The Data Lifecycle | DAL4 A5.1 |
The concept of data flow involves transforming, storing, and analyzing data in order to answer questions about your organization. It helps you to understand where your organization is performing well, and where you could improve. It can also give you an insight into what the future of your organization might look like.
In this video course, you'll learn the basics of data flow, including the data lifecycle, and look at some common data flow scenarios.
In this lecture, let's talk a bit about data flow scenarios. Specifically, I want to talk a bit about batch processing, stream processing, and hybrid. I also want to discuss ETL vs ELT and schema on read versus schema on write. By better understanding common data flow scenarios, you can be better prepared to design and document data flows in production. Batch processing is useful in cases where there is a large amount of data quickly moving into a system. Data such as this, processed on a schedule, is considered to be batch processed. Generally speaking, such batch processing jobs will inherently produce delays and because such data is processed don a schedule, it's not real-time. An example of batch processing would be a case where data comes in over the course of a day. Think of a retail store at the mall. Throughout the day, sales data comes in fast and furious. At the end of the day, the retailer might run a batch process that analyzes all the sales data for the day. The retailer will typically throw a bunch of compute power at the data that needs to be processed in a single batch at the end of the day or maybe even overnight.

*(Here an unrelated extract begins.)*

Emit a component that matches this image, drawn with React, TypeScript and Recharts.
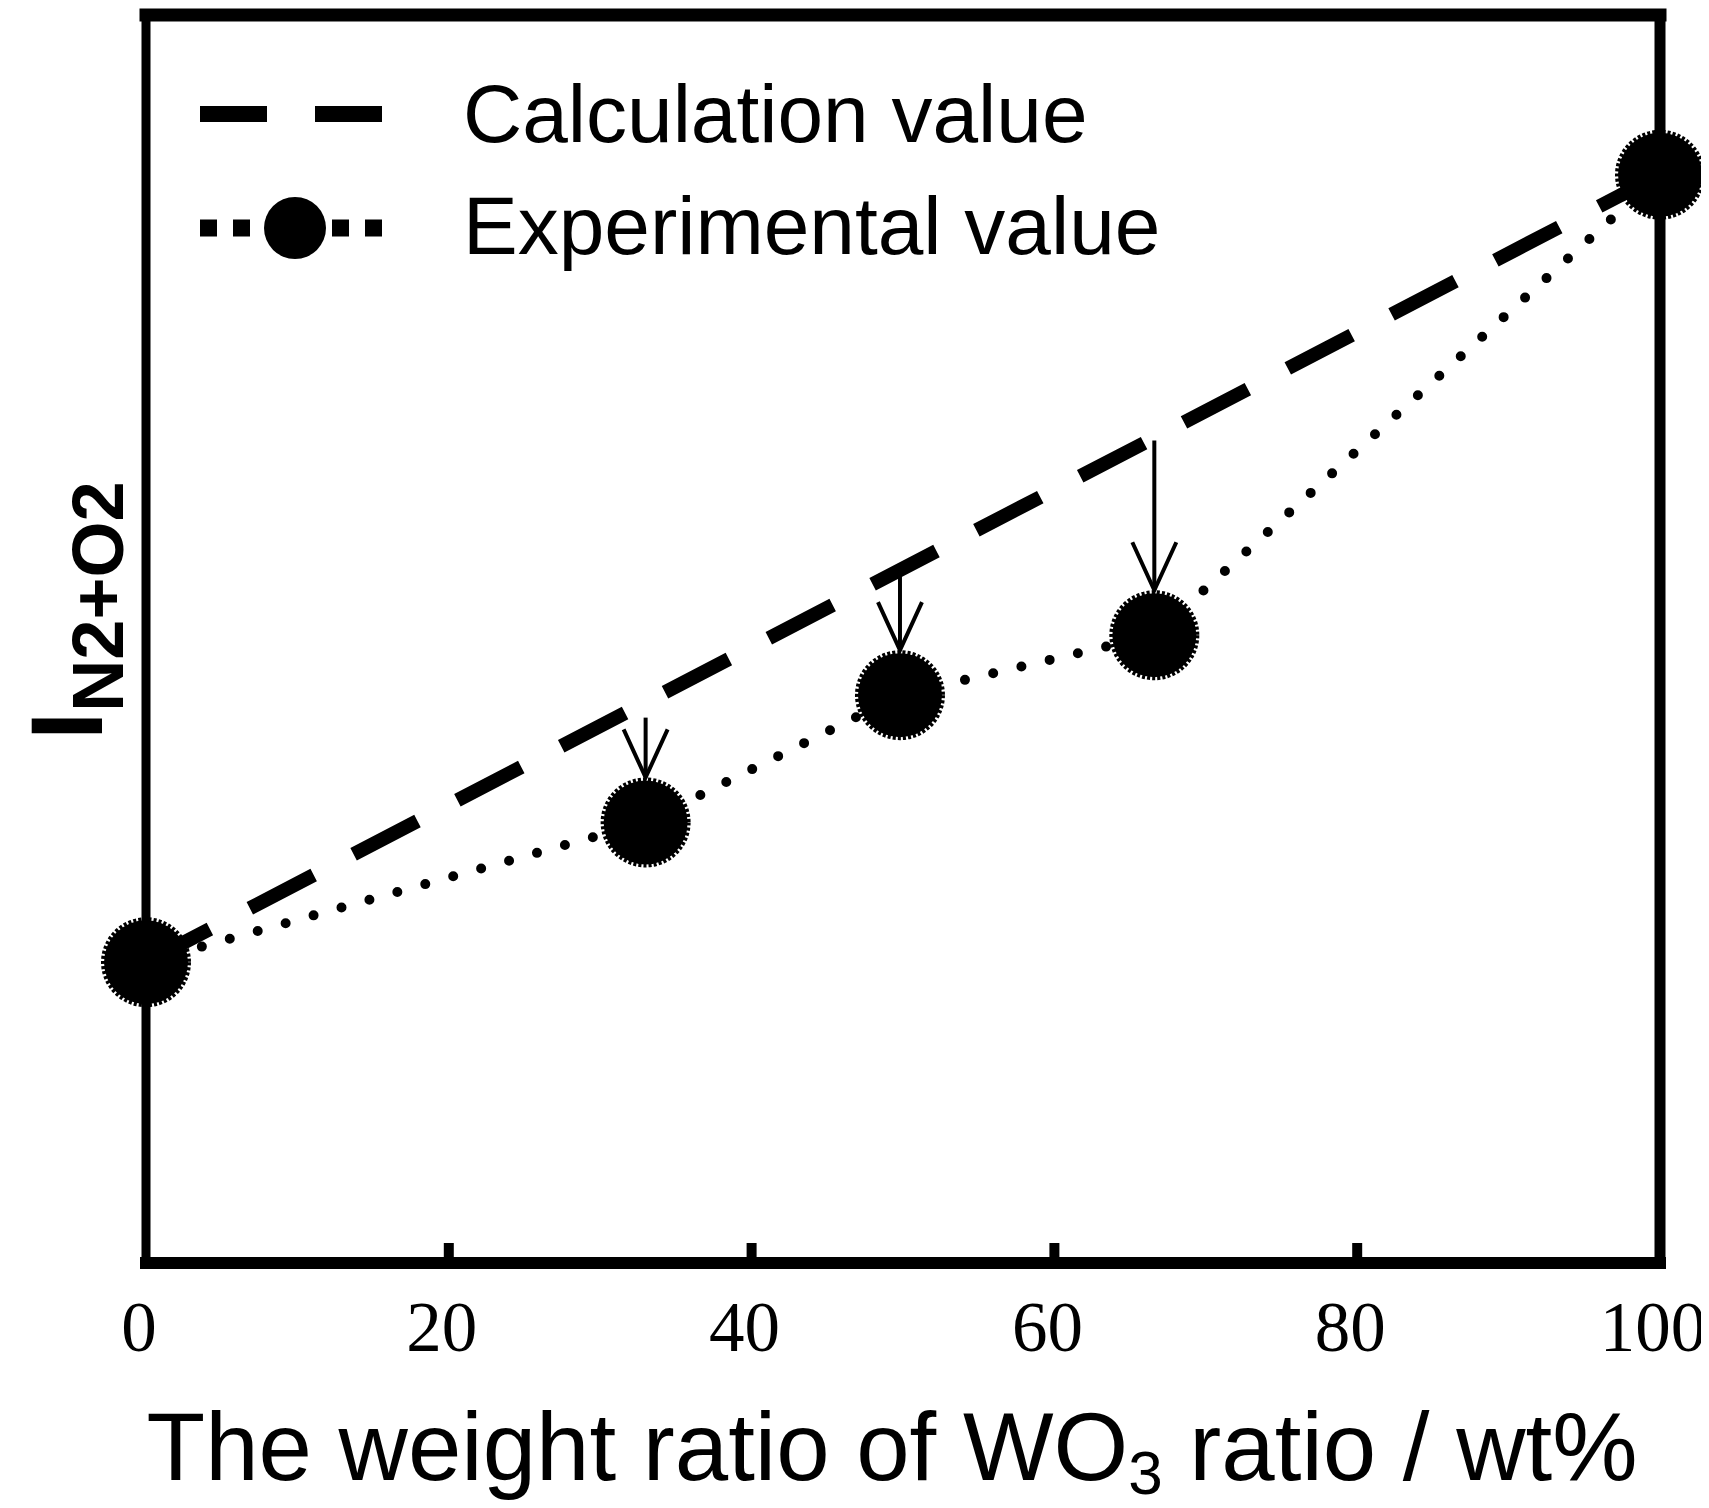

The data is processed, transformed into a usable format, and then stored for later access. The data flows from ingestion, to transformation, to storage. It's a pretty typical case of batch processing. Stream processing of data refers to the analysis of data as it's received. While it may not quite be real-time processing, delays are typically sub-second. As data comes into the pipeline, analysis is performed and results are generally available within seconds or even milliseconds. Processing continuous data in-stream requires technology that can handle this. Technologies like Lambda are available to provide this type of stream processing. Lambda, incidentally, supports both batch and stream processing. Stream processing or even batch processing, for that matter, will often lead to an eventual ETL process or an ELT process. ETL refers to extract, transform, and load, while ELT refers to extract, load, and transform. Both concepts refer to the process of obtaining data, extracting it from its source, and then transforming it. The transformed data is then stored for analysis later. ETL transforms the data before loading and storing it. ELT loads collected data before transforming it, which usually means data can be handled at greater scale.
In a hybrid processing data flow scenario, data that's processed, used, and stored is generally distributed among cloud and on-prem systems. As such, the data flow itself will often travel from on-prem to the cloud and maybe even vice versa. As such, it's important to think about bandwidth, especially when dealing with a data flow that moves data from on-prem up to the cloud. It's important to assess the size of the pipe, the latency, and the cost implications of data ingress and egress to and from the cloud. A common hybrid scenario is one in which data is ingested from applications and systems that rely on-prem and then stored and processed, and maybe even transformed, in the cloud. When designing a hybrid data flow that sources data from on-prem devices, application, forms, or really any other type of on-prem source, a key consideration is how the connection from the on-prem environment to the cloud is constructed. While a site-to-site VPN might be sufficient, latency issues may dictate that an ExpressRoute be considered instead. Whether you use ETL or ELT, both patterns are commonly used to form most data flows in production. As mentioned previously, the ETL or extract, transform, and load process, begins with extracting data from one or more systems. The extracted data might be in the same format or it can be in all different formats. Once the data is extracted, it's transformed into some usable format, typically in memory. The data is then stored, so that it can be queried later. As such, ETL is considered a schema on write because the data is first transformed into some standard format or schema before it's written to storage. The ELT process or extract, load, and transform process, essentially replicates data to storage as-is. Only after the data is written to storage is it transformed into a usable format.
This is referred to as schema on read because there is no schema enforced on the data during initial ingestion. Instead, the data is transformed after it's been stored and while it's being used. When considering ETL vs ELT, the main driver generally comes down to scale. Using ETL requires data to be transformed before it can be loaded. This means that there's lots of compute power needed. As such, this can negatively impact the ability to process large amounts of data. Using ELT, instead, separates data ingestion from the transformation process. What this does is allow huge amounts of data to be ingested and loaded before it's transformed. By breaking the process apart in ELT, it's possible to ingest lots more data than with ETL. You can essentially ingest data as fast as it's written. Ultimately, if scale is a concern, ELT is the preferred strategy over ETL.